A total of 149 entrance wounds were categorized as shrapnel and bullet groups. The face-neck region had the highest density rate in comparison with other body regions in both the shrapnel and bullet groups (2.97 and 2.41, respectively; p < 0.0001). In both groups, the overall prevalence of anterior injuries was significantly higher than that of posterior ones (78.9% vs. 21.1% in the shrapnel group and 68.5% vs. 31.5% in the bullet group, p < 0.001). However, anterior and posterior chest injuries had a reverse yet more even distribution (43.8% and 56.2% in the bullet group and 40% and 60% in the shrapnel group, respectively; p < 0.001).
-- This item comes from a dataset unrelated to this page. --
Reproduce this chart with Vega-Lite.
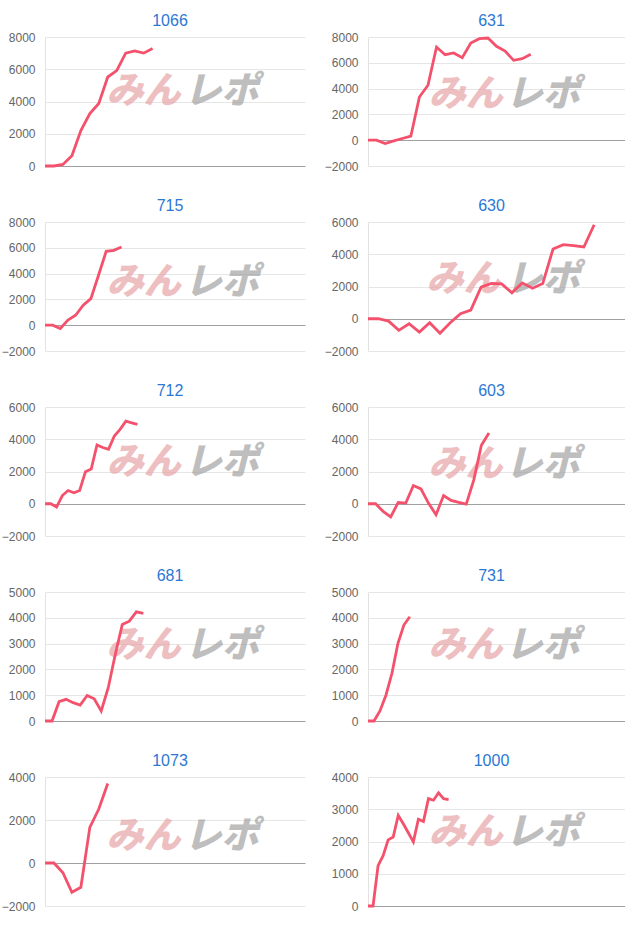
{
  "$schema": "https://vega.github.io/schema/vega-lite/v6.json",
  "padding": {"left": 0, "top": 13, "right": 0, "bottom": 0},
  "background": "white",
  "spacing": 26,
  "datasets": {
    "p1066": [{"x":0,"v":0},{"x":1,"v":0},{"x":2,"v":100},{"x":3,"v":640},{"x":4,"v":2200},{"x":5,"v":3250},{"x":6,"v":3880},{"x":7,"v":5520},{"x":8,"v":5920},{"x":9,"v":7000},{"x":10,"v":7140},{"x":11,"v":7000},{"x":12,"v":7290}],
    "p631": [{"x":0,"v":0},{"x":1,"v":0},{"x":2,"v":-260},{"x":3,"v":-50},{"x":4,"v":130},{"x":5,"v":310},{"x":6,"v":3350},{"x":7,"v":4260},{"x":8,"v":7220},{"x":9,"v":6630},{"x":10,"v":6760},{"x":11,"v":6400},{"x":12,"v":7530},{"x":13,"v":7870},{"x":14,"v":7920},{"x":15,"v":7280},{"x":16,"v":6910},{"x":17,"v":6190},{"x":18,"v":6320},{"x":19,"v":6660}],
    "p715": [{"x":0,"v":0},{"x":1,"v":0},{"x":2,"v":-260},{"x":3,"v":390},{"x":4,"v":770},{"x":5,"v":1550},{"x":6,"v":2060},{"x":7,"v":3870},{"x":8,"v":5730},{"x":9,"v":5800},{"x":10,"v":6060}],
    "p630": [{"x":0,"v":0},{"x":1,"v":0},{"x":2,"v":-145},{"x":3,"v":-720},{"x":4,"v":-310},{"x":5,"v":-825},{"x":6,"v":-250},{"x":7,"v":-905},{"x":8,"v":-250},{"x":9,"v":310},{"x":10,"v":535},{"x":11,"v":1960},{"x":12,"v":2185},{"x":13,"v":2165},{"x":14,"v":1610},{"x":15,"v":2225},{"x":16,"v":1895},{"x":17,"v":2185},{"x":18,"v":4325},{"x":19,"v":4595},{"x":20,"v":4530},{"x":21,"v":4450},{"x":22,"v":5830}],
    "p712": [{"x":0,"v":0},{"x":1,"v":0},{"x":2,"v":-205},{"x":3,"v":510},{"x":4,"v":820},{"x":5,"v":680},{"x":6,"v":820},{"x":7,"v":1990},{"x":8,"v":2150},{"x":9,"v":3650},{"x":10,"v":3490},{"x":11,"v":3380},{"x":12,"v":4200},{"x":13,"v":4610},{"x":14,"v":5125},{"x":15,"v":5020},{"x":16,"v":4920}],
    "p603": [{"x":0,"v":0},{"x":1,"v":0},{"x":2,"v":-470},{"x":3,"v":-820},{"x":4,"v":80},{"x":5,"v":40},{"x":6,"v":1130},{"x":7,"v":920},{"x":8,"v":40},{"x":9,"v":-680},{"x":10,"v":510},{"x":11,"v":205},{"x":12,"v":80},{"x":13,"v":-20},{"x":14,"v":1480},{"x":15,"v":3630},{"x":16,"v":4390}],
    "p681": [{"x":0,"v":0},{"x":1,"v":0},{"x":2,"v":750},{"x":3,"v":840},{"x":4,"v":710},{"x":5,"v":620},{"x":6,"v":990},{"x":7,"v":860},{"x":8,"v":390},{"x":9,"v":1290},{"x":10,"v":2580},{"x":11,"v":3740},{"x":12,"v":3870},{"x":13,"v":4230},{"x":14,"v":4170}],
    "p731": [{"x":0,"v":0},{"x":1,"v":0},{"x":2,"v":390},{"x":3,"v":1000},{"x":4,"v":1840},{"x":5,"v":3000},{"x":6,"v":3720},{"x":7,"v":4040}],
    "p1073": [{"x":0,"v":0},{"x":1,"v":0},{"x":2,"v":-450},{"x":3,"v":-1360},{"x":4,"v":-1130},{"x":5,"v":1660},{"x":6,"v":2510},{"x":7,"v":3700}],
    "p1000": [{"x":0,"v":0},{"x":1,"v":0},{"x":2,"v":1250},{"x":3,"v":1560},{"x":4,"v":2050},{"x":5,"v":2140},{"x":6,"v":2810},{"x":7,"v":2550},{"x":8,"v":2270},{"x":9,"v":1990},{"x":10,"v":2690},{"x":11,"v":2620},{"x":12,"v":3330},{"x":13,"v":3280},{"x":14,"v":3510},{"x":15,"v":3330},{"x":16,"v":3300}]
  },
  "vconcat": [
    {"spacing": 18, "hconcat": [
      {"width": 260, "height": 129, "title": {"text": "1066"},
       "encoding": {
         "x": {"field": "x", "type": "quantitative", "scale": {"domain": [0, 29], "nice": false, "zero": false}, "axis": null},
         "y": {"field": "v", "type": "quantitative", "scale": {"domain": [0, 8000], "nice": false}, "axis": {"title": null, "values": [0, 2000, 4000, 6000, 8000]}}},
       "layer": [
        {"data": {"values": [{"t": "みん", "x": 11.0, "v": 4600}]}, "mark": {"type": "text", "fill": "#e7a4a8"}, "encoding": {"text": {"field": "t"}}},
        {"data": {"values": [{"t": "レポ", "x": 19.7, "v": 4600}]}, "mark": {"type": "text", "fill": "#a3a3a3"}, "encoding": {"text": {"field": "t"}}},
        {"data": {"name": "p1066"}, "mark": {"type": "line", "color": "#f4516c", "strokeWidth": 2.8}}
      ]},
      {"width": 257, "height": 129, "title": {"text": "631"},
       "encoding": {
         "x": {"field": "x", "type": "quantitative", "scale": {"domain": [0, 30], "nice": false, "zero": false}, "axis": null},
         "y": {"field": "v", "type": "quantitative", "scale": {"domain": [-2000, 8000], "nice": false}, "axis": {"title": null, "values": [-2000, 0, 2000, 4000, 6000, 8000]}}},
       "layer": [
        {"data": {"values": [{"t": "みん", "x": 11.4, "v": 3500}]}, "mark": {"type": "text", "fill": "#e7a4a8"}, "encoding": {"text": {"field": "t"}}},
        {"data": {"values": [{"t": "レポ", "x": 20.4, "v": 3500}]}, "mark": {"type": "text", "fill": "#a3a3a3"}, "encoding": {"text": {"field": "t"}}},
        {"data": {"name": "p631"}, "mark": {"type": "line", "color": "#f4516c", "strokeWidth": 2.8}}
      ]}
    ]},
    {"spacing": 18, "hconcat": [
      {"width": 260, "height": 129, "title": {"text": "715"},
       "encoding": {
         "x": {"field": "x", "type": "quantitative", "scale": {"domain": [0, 34], "nice": false, "zero": false}, "axis": null},
         "y": {"field": "v", "type": "quantitative", "scale": {"domain": [-2000, 8000], "nice": false}, "axis": {"title": null, "values": [-2000, 0, 2000, 4000, 6000, 8000]}}},
       "layer": [
        {"data": {"values": [{"t": "みん", "x": 12.9, "v": 3300}]}, "mark": {"type": "text", "fill": "#e7a4a8"}, "encoding": {"text": {"field": "t"}}},
        {"data": {"values": [{"t": "レポ", "x": 23.1, "v": 3300}]}, "mark": {"type": "text", "fill": "#a3a3a3"}, "encoding": {"text": {"field": "t"}}},
        {"data": {"name": "p715"}, "mark": {"type": "line", "color": "#f4516c", "strokeWidth": 2.8}}
      ]},
      {"width": 257, "height": 129, "title": {"text": "630"},
       "encoding": {
         "x": {"field": "x", "type": "quantitative", "scale": {"domain": [0, 25], "nice": false, "zero": false}, "axis": null},
         "y": {"field": "v", "type": "quantitative", "scale": {"domain": [-2000, 6000], "nice": false}, "axis": {"title": null, "values": [-2000, 0, 2000, 4000, 6000]}}},
       "layer": [
        {"data": {"values": [{"t": "みん", "x": 9.3, "v": 2400}]}, "mark": {"type": "text", "fill": "#e7a4a8"}, "encoding": {"text": {"field": "t"}}},
        {"data": {"values": [{"t": "レポ", "x": 17.0, "v": 2400}]}, "mark": {"type": "text", "fill": "#a3a3a3"}, "encoding": {"text": {"field": "t"}}},
        {"data": {"name": "p630"}, "mark": {"type": "line", "color": "#f4516c", "strokeWidth": 2.8}}
      ]}
    ]},
    {"spacing": 18, "hconcat": [
      {"width": 260, "height": 129, "title": {"text": "712"},
       "encoding": {
         "x": {"field": "x", "type": "quantitative", "scale": {"domain": [0, 45], "nice": false, "zero": false}, "axis": null},
         "y": {"field": "v", "type": "quantitative", "scale": {"domain": [-2000, 6000], "nice": false}, "axis": {"title": null, "values": [-2000, 0, 2000, 4000, 6000]}}},
       "layer": [
        {"data": {"values": [{"t": "みん", "x": 17.1, "v": 2500}]}, "mark": {"type": "text", "fill": "#e7a4a8"}, "encoding": {"text": {"field": "t"}}},
        {"data": {"values": [{"t": "レポ", "x": 30.6, "v": 2500}]}, "mark": {"type": "text", "fill": "#a3a3a3"}, "encoding": {"text": {"field": "t"}}},
        {"data": {"name": "p712"}, "mark": {"type": "line", "color": "#f4516c", "strokeWidth": 2.8}}
      ]},
      {"width": 257, "height": 129, "title": {"text": "603"},
       "encoding": {
         "x": {"field": "x", "type": "quantitative", "scale": {"domain": [0, 34], "nice": false, "zero": false}, "axis": null},
         "y": {"field": "v", "type": "quantitative", "scale": {"domain": [-2000, 6000], "nice": false}, "axis": {"title": null, "values": [-2000, 0, 2000, 4000, 6000]}}},
       "layer": [
        {"data": {"values": [{"t": "みん", "x": 12.9, "v": 2400}]}, "mark": {"type": "text", "fill": "#e7a4a8"}, "encoding": {"text": {"field": "t"}}},
        {"data": {"values": [{"t": "レポ", "x": 23.1, "v": 2400}]}, "mark": {"type": "text", "fill": "#a3a3a3"}, "encoding": {"text": {"field": "t"}}},
        {"data": {"name": "p603"}, "mark": {"type": "line", "color": "#f4516c", "strokeWidth": 2.8}}
      ]}
    ]},
    {"spacing": 18, "hconcat": [
      {"width": 260, "height": 129, "title": {"text": "681"},
       "encoding": {
         "x": {"field": "x", "type": "quantitative", "scale": {"domain": [0, 37], "nice": false, "zero": false}, "axis": null},
         "y": {"field": "v", "type": "quantitative", "scale": {"domain": [0, 5000], "nice": false}, "axis": {"title": null, "values": [0, 1000, 2000, 3000, 4000, 5000]}}},
       "layer": [
        {"data": {"values": [{"t": "みん", "x": 14.0, "v": 2900}]}, "mark": {"type": "text", "fill": "#e7a4a8"}, "encoding": {"text": {"field": "t"}}},
        {"data": {"values": [{"t": "レポ", "x": 25.2, "v": 2900}]}, "mark": {"type": "text", "fill": "#a3a3a3"}, "encoding": {"text": {"field": "t"}}},
        {"data": {"name": "p681"}, "mark": {"type": "line", "color": "#f4516c", "strokeWidth": 2.8}}
      ]},
      {"width": 257, "height": 129, "title": {"text": "731"},
       "encoding": {
         "x": {"field": "x", "type": "quantitative", "scale": {"domain": [0, 43], "nice": false, "zero": false}, "axis": null},
         "y": {"field": "v", "type": "quantitative", "scale": {"domain": [0, 5000], "nice": false}, "axis": {"title": null, "values": [0, 1000, 2000, 3000, 4000, 5000]}}},
       "layer": [
        {"data": {"values": [{"t": "みん", "x": 16.3, "v": 2900}]}, "mark": {"type": "text", "fill": "#e7a4a8"}, "encoding": {"text": {"field": "t"}}},
        {"data": {"values": [{"t": "レポ", "x": 29.2, "v": 2900}]}, "mark": {"type": "text", "fill": "#a3a3a3"}, "encoding": {"text": {"field": "t"}}},
        {"data": {"name": "p731"}, "mark": {"type": "line", "color": "#f4516c", "strokeWidth": 2.8}}
      ]}
    ]},
    {"spacing": 18, "hconcat": [
      {"width": 260, "height": 129, "title": {"text": "1073"},
       "encoding": {
         "x": {"field": "x", "type": "quantitative", "scale": {"domain": [0, 29], "nice": false, "zero": false}, "axis": null},
         "y": {"field": "v", "type": "quantitative", "scale": {"domain": [-2000, 4000], "nice": false}, "axis": {"title": null, "values": [-2000, 0, 2000, 4000]}}},
       "layer": [
        {"data": {"values": [{"t": "みん", "x": 11.0, "v": 1200}]}, "mark": {"type": "text", "fill": "#e7a4a8"}, "encoding": {"text": {"field": "t"}}},
        {"data": {"values": [{"t": "レポ", "x": 19.7, "v": 1200}]}, "mark": {"type": "text", "fill": "#a3a3a3"}, "encoding": {"text": {"field": "t"}}},
        {"data": {"name": "p1073"}, "mark": {"type": "line", "color": "#f4516c", "strokeWidth": 2.8}}
      ]},
      {"width": 257, "height": 129, "title": {"text": "1000"},
       "encoding": {
         "x": {"field": "x", "type": "quantitative", "scale": {"domain": [0, 51], "nice": false, "zero": false}, "axis": null},
         "y": {"field": "v", "type": "quantitative", "scale": {"domain": [0, 4000], "nice": false}, "axis": {"title": null, "values": [0, 1000, 2000, 3000, 4000]}}},
       "layer": [
        {"data": {"values": [{"t": "みん", "x": 19.4, "v": 2250}]}, "mark": {"type": "text", "fill": "#e7a4a8"}, "encoding": {"text": {"field": "t"}}},
        {"data": {"values": [{"t": "レポ", "x": 34.7, "v": 2250}]}, "mark": {"type": "text", "fill": "#a3a3a3"}, "encoding": {"text": {"field": "t"}}},
        {"data": {"name": "p1000"}, "mark": {"type": "line", "color": "#f4516c", "strokeWidth": 2.8}}
      ]}
    ]}
  ],
  "config": {
    "view": {"stroke": null},
    "text": {"align": "center", "baseline": "middle", "font": "Noto Sans CJK JP", "fontSize": 37, "fontWeight": 900, "fontStyle": "italic", "opacity": 0.7},
    "axisY": {
      "ticks": false,
      "format": "d",
      "domainColor": "#e2e2e2",
      "gridColor": {"condition": {"test": "datum.value === 0", "value": "#a0a0a0"}, "value": "#e6e6e6"},
      "labelColor": "#666666",
      "labelFont": "Liberation Sans",
      "labelFontSize": 12,
      "labelPadding": 10,
      "minExtent": 45,
      "maxExtent": 45
    },
    "title": {"font": "Liberation Sans", "fontSize": 16, "fontWeight": "normal", "color": "#2b78d4", "offset": 2, "baseline": "bottom", "dx": -5}
  }
}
The difference in the average diameters of entry wounds in the covered versus uncovered regions (0.79 ± 0.42 cm vs. 0.73 ± 0.29 cm, respectively) was not statistically significant (p = 0.11).

Conclusion:

The use of MPASs turned the face-neck region into the most vulnerable body part, as shown by its prominent density rate, especially in the shrapnel group. MPASs designed for urban-setting warfare should provide maximal shielding to both the anterior and posterior chest regions. The diameter of entrance wounds in the covered versus uncovered areas was not statistically significant, suggesting that only a minor deformation of the bullet takes place as it traverses a protective vest.